Vertaling 1951
1 Schrijf aan de engel der gemeente te Efeze:
Dit zegt Hij, die de zeven sterren in zijn rechterhand houdt, die tussen de zeven gouden kandelaren wandelt: 2 Ik weet uw werken en inspanning en uw volharding en dat gij de kwaden niet kunt verdragen en hen op de proef gesteld hebt, die zeggen, dat zij apostelen zijn, maar het niet zijn, en dat gij hen leugenaars hebt bevonden; 3 en gij hebt volharding en hebt verdragen om mijns naams wil en gij zijt niet moede geworden. 4 Maar Ik heb tegen u, dat gij uw eerste liefde verzaakt hebt. 5 Gedenk dan, van welke hoogte gij gevallen zijt en bekeer u en doe (weder) uw eerste werken. Maar zo niet, dan kom Ik tot u en Ik zal uw kandelaar van zijn plaats wegnemen, indien gij u niet bekeert. 6 Doch dit hebt gij, dat gij de werken der Nikolaïeten haat, welke ook Ik haat.
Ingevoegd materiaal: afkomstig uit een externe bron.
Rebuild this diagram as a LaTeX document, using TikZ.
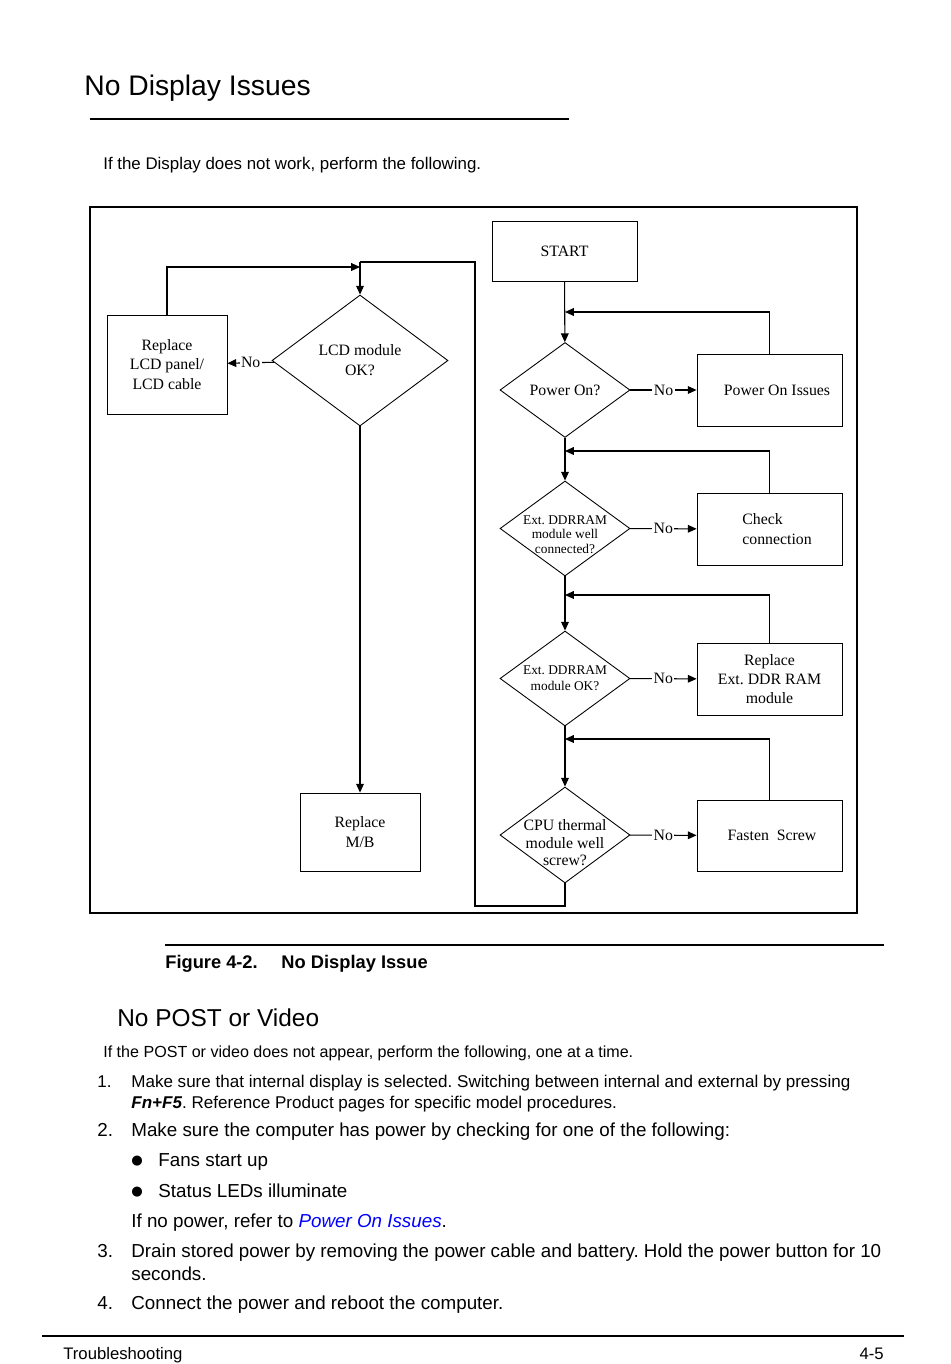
\documentclass[tikz,border=0pt]{standalone}
\usepackage{fontspec}
\setmainfont{Liberation Sans}
\newfontfamily\chartfont{Liberation Serif}
\newfontfamily\symfont{DejaVu Sans}
\usetikzlibrary{arrows.meta,shapes.geometric}
\frenchspacing

\begin{document}
\begin{tikzpicture}[
    x=0.02cm, y=-0.02cm,
    >={Triangle[length=5pt,width=4.4pt]},
    arr/.style={->, line width=0.6pt},
    link/.style={line width=0.6pt},
    frame/.style={draw, line width=1.2pt},
    box/.style={draw, line width=0.5pt, align=center, inner sep=2pt,
                font=\chartfont\fontsize{9}{11}\selectfont,
                minimum width=2.9cm, minimum height=1.44cm},
    dec/.style={draw, diamond, line width=0.5pt, align=center,
                inner xsep=-0.6cm, inner ysep=0pt,
                font=\chartfont\fontsize{9}{10}\selectfont,
                minimum width=2.6cm, minimum height=1.9cm},
    nolab/.style={fill=white, inner sep=0.8pt, font=\chartfont\fontsize{9}{10}\selectfont},
    txt/.style={anchor=base west, inner sep=0pt},
    bodytext/.style={txt, font=\fontsize{9.7}{11}\selectfont},
    listtext/.style={txt, font=\fontsize{10.7}{12}\selectfont},
    dot/.style={anchor=base, inner sep=0pt, font=\symfont\fontsize{7.5}{9}\selectfont}
]
\useasboundingbox (0,0) rectangle (950,1364);

% ---- page heading ----
\node[txt, font=\fontsize{16.1}{19}\selectfont] (title) at (84,96) {No Display Issues};
\draw[line width=1.1pt] (90,119) -- (569,119);
\node[txt, font=\fontsize{9.6}{11}\selectfont] (intro) at (103,170) {If the Display does not work, perform the following.};

% ---- flowchart frame ----
\draw[frame] (90,207) rectangle (857,913);

% right column
\node[box, minimum height=1.2cm] (start) at (564.5,251) {START};
\node[dec] (pon) at (565,390) {Power On?};
\node[box] (issues) at (769.5,390) {\hspace*{0.3cm}Power On Issues};

\node[dec, font=\chartfont\fontsize{7.6}{8}\selectfont] (dconn) at (565,528.5) {\rule{0pt}{12pt}Ext. DDRRAM\\module well\\connected?};
\node[box, align=left] (check) at (769.5,529) {\hspace*{0.3cm}Check\\\hspace*{0.3cm}connection};

\node[dec, font=\chartfont\fontsize{7.6}{9}\selectfont] (dok) at (565,678.5) {Ext. DDRRAM\\module OK?};
\node[box] (ddr) at (769.5,679) {Replace\\Ext. DDR RAM\\module};

\node[dec, minimum height=1.92cm, font=\chartfont\fontsize{9}{9.9}\selectfont] (cpu) at (565,835) {\rule{0pt}{15pt}CPU thermal\\module well\\screw?};
\node[box, minimum height=1.42cm] (fasten) at (769.5,835.5) {\hspace*{0.1cm}Fasten~ Screw};

% left column
\node[dec, minimum width=3.52cm, minimum height=2.62cm,
      font=\chartfont\fontsize{9}{11.3}\selectfont] (lcd) at (360,360.5) {LCD module\\OK?};
\node[box, minimum width=2.4cm, minimum height=1.98cm] (lcdbox) at (167,364.5) {Replace\\LCD panel/\\LCD cable};
\node[box, minimum width=2.4cm, minimum height=1.56cm] (mb) at (360,832) {Replace\\M/B};

% junction points on the main line
\coordinate (j1) at (565,312);
\coordinate (j2) at (565,451);
\coordinate (j3) at (565,595);
\coordinate (j4) at (565,739);
\coordinate (back) at (475,906);
\coordinate (top) at (360,262);
\coordinate (j5) at (360,267);

% main line
\draw[arr] (start) -- (pon);
\draw[arr] (pon) -- (dconn);
\draw[arr] (dconn) -- (dok);
\draw[arr] (dok) -- (cpu);

% no branches
\draw[arr] (pon) -- node[nolab] {No} (issues);
\draw[arr] (dconn) -- node[nolab] {No} (check);
\draw[arr] (dok) -- node[nolab] {No} (ddr);
\draw[arr] (cpu) -- node[nolab] {No} (fasten);

% feedback loops
\draw[arr] (issues.north) |- (j1);
\draw[arr] (check.north) |- (j2);
\draw[arr] (ddr.north) |- (j3);
\draw[arr] (fasten.north) |- (j4);

% over to the LCD check
\draw[link] (cpu.south) |- (back) |- (top);
\draw[arr] (top) -- (lcd.north);
\draw[arr] (lcdbox.north) |- (j5);
\draw[arr] (lcd) -- node[nolab] {No} (lcdbox);
\draw[arr] (lcd) -- (mb);

% ---- caption ----
\draw[line width=0.8pt] (165,945) -- (884,945);
\node[txt, font=\bfseries\fontsize{10.4}{12}\selectfont] (caption) at (165,968) {Figure 4-2.\hspace{1.3em}No Display Issue};

% ---- no post section ----
\node[txt, font=\fontsize{13.9}{16}\selectfont] (post) at (117,1026) {No POST or Video};
\node[txt, font=\fontsize{9.15}{10}\selectfont] (postintro) at (103,1057) {If the POST or video does not appear, perform the following, one at a time.};

\node[bodytext] (n1) at (97,1087) {1.};
\node[bodytext] (s1a) at (131,1087) {Make sure that internal display is selected. Switching between internal and external by pressing};
\node[bodytext] (s1b) at (131,1108) {\textbf{\textit{Fn+F5}}. Reference Product pages for specific model procedures.};

\node[listtext] (n2) at (97,1136) {2.};
\node[listtext] (s2) at (131,1136) {Make sure the computer has power by checking for one of the following:};
\node[dot] (b1) at (137,1164) {●};
\node[listtext] (s2a) at (158,1166) {Fans start up};
\node[dot] (b2) at (137,1195) {●};
\node[listtext] (s2b) at (158,1197) {Status LEDs illuminate};
\node[listtext] (s2c) at (131,1227) {If no power, refer to \textcolor{blue}{\textit{Power On Issues}}.};

\node[listtext] (n3) at (97,1257) {3.};
\node[listtext] (s3a) at (131,1257) {Drain stored power by removing the power cable and battery. Hold the power button for 10};
\node[listtext] (s3b) at (131,1280) {seconds.};

\node[listtext] (n4) at (97,1309) {4.};
\node[listtext] (s4) at (131,1309) {Connect the power and reboot the computer.};

% ---- footer ----
\draw[line width=0.8pt] (42,1336) -- (904,1336);
\node[txt, font=\fontsize{9.5}{11}\selectfont] (foot) at (63,1359) {Troubleshooting};
\node[txt, anchor=base east, font=\fontsize{9.5}{11}\selectfont] (page) at (884,1359) {4-5};

\end{tikzpicture}
\end{document}
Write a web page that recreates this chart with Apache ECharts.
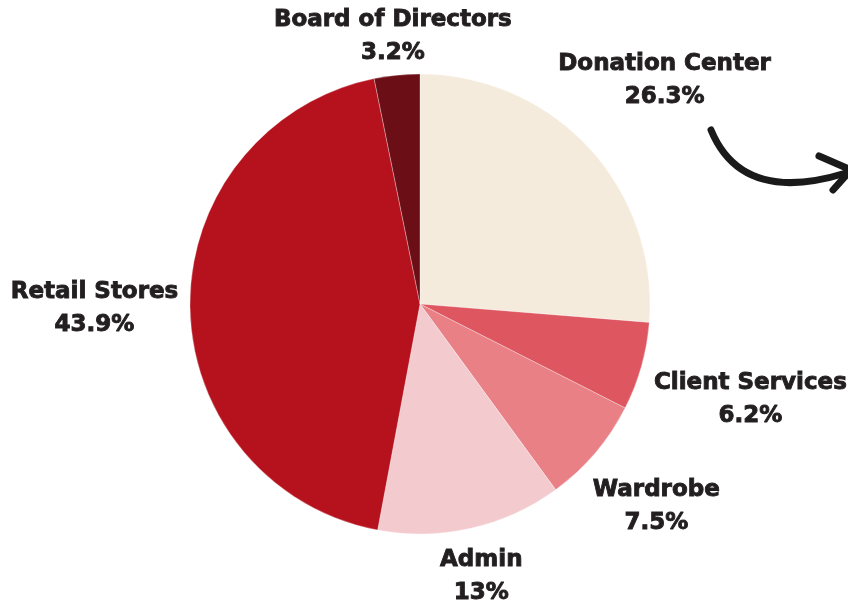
<!DOCTYPE html>
<html>
<head>
<meta charset="utf-8">
<style>html,body{margin:0;padding:0;background:#fff}#main{width:848px;height:600px}</style>
<script src="https://cdn.jsdelivr.net/npm/echarts@6/dist/echarts.min.js"></script>
</head>
<body>
<div id="main"></div>
<script>
const categories = ['Donation Center', 'Client Services', 'Wardrobe', 'Admin', 'Retail Stores', 'Board of Directors'];
const values = [26.3, 6.2, 7.5, 13, 43.9, 3.2];
const colors = ['#F5EBDD', '#DD5660', '#E88086', '#F3CACE', '#B5121E', '#6C0E16'];
const labelGaps = [2, 11, 10, 6, 11, -4];

const CX = 420, CY = 304, R = 230;
const total = values.reduce((a, b) => a + b, 0);

const chart = echarts.init(document.getElementById('main'), null, { renderer: 'canvas' });
chart.setOption({
  backgroundColor: '#ffffff',
  animation: false,
  series: [{
    type: 'pie',
    center: [CX, CY],
    radius: [0, R],
    startAngle: 90,
    clockwise: true,
    avoidLabelOverlap: false,
    data: categories.map((c, i) => ({ name: c, value: values[i], itemStyle: { color: colors[i] } })),
    itemStyle: { borderColor: 'rgba(255,255,255,0.6)', borderWidth: 0.5 },
    label: {
      show: true,
      position: 'outside',
      formatter: '{b}\n{c}%',
      fontFamily: 'DejaVu Sans',
      fontWeight: 'bold',
      fontSize: 23,
      lineHeight: 33,
      color: '#231F20',
      textBorderColor: '#231F20',
      textBorderWidth: 0.9,
      align: 'center',
      overflow: 'none'
    },
    labelLine: { show: false },
    emphasis: { disabled: true },
    labelLayout: function (p) {
      const i = p.dataIndex;
      let before = 0;
      for (let k = 0; k < i; k++) before += values[k];
      const mid = (before + values[i] / 2) / total * Math.PI * 2;
      const ux = Math.sin(mid), uy = -Math.cos(mid);
      const hw = p.labelRect.width / 2, hh = p.labelRect.height / 2;
      const d = R + labelGaps[i] + hw * Math.abs(ux) + hh * Math.abs(uy);
      return { x: CX + d * ux, y: CY + d * uy + 2, align: 'center', verticalAlign: 'middle' };
    }
  }],
  graphic: [
    {
      type: 'bezierCurve',
      shape: { x1: 711, y1: 130, cpx1: 742, cpy1: 205, x2: 846, y2: 173 },
      style: { stroke: '#1a1a1a', lineWidth: 7, fill: null, lineCap: 'round' },
      silent: true
    },
    {
      type: 'polyline',
      shape: { points: [[819, 156], [851, 170], [833, 190]] },
      style: { stroke: '#1a1a1a', lineWidth: 7, fill: null, lineCap: 'round', lineJoin: 'round' },
      silent: true
    }
  ]
});
</script>
</body>
</html>
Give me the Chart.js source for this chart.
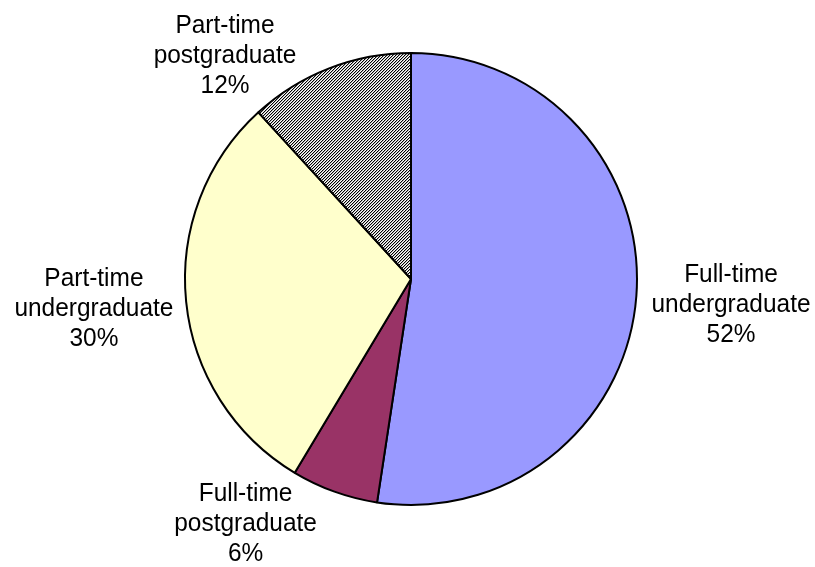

7 Wie een oor heeft, die hore, wat de Geest tot de gemeenten zegt.
Wie overwint, hem zal Ik geven te eten van de boom des levens, die in het paradijs Gods is.
|
|
|
De Nieuwe Bijbelvertaling
1 Schrijf aan de engel van de gemeente in Efeze:
“Dit zegt hij die de zeven sterren in zijn rechterhand houdt en tussen de zeven gouden lampenstandaards verblijft: 2 Ik weet wat u doet, hoe u zich inzet en standhoudt, en dat u boosdoeners niet verdraagt. Zo hebt u mensen die beweren dat ze apostelen zijn, op de proef gesteld en als leugenaars ontmaskerd. 3 U bent standvastig en hebt veel verdragen omwille van mijn naam, zonder te verslappen. 4 Maar dit heb ik tegen u: u hebt de liefde van weleer opgegeven. 5 Bedenk van welke hoogte u gevallen bent. Breek met het leven dat u nu leidt en doe weer als vroeger. Anders kom ik naar u toe en neem ik, als u geen berouw toont, uw lampenstandaard van zijn plaats. 6 Het pleit echter voor u dat u net als ik de praktijken van de Nikolaïeten verafschuwt.
7 Wie oren heeft, moet horen wat de Geest tegen de gemeenten zegt. Wie overwint zal ik laten eten van de levensboom die in Gods paradijs staat.”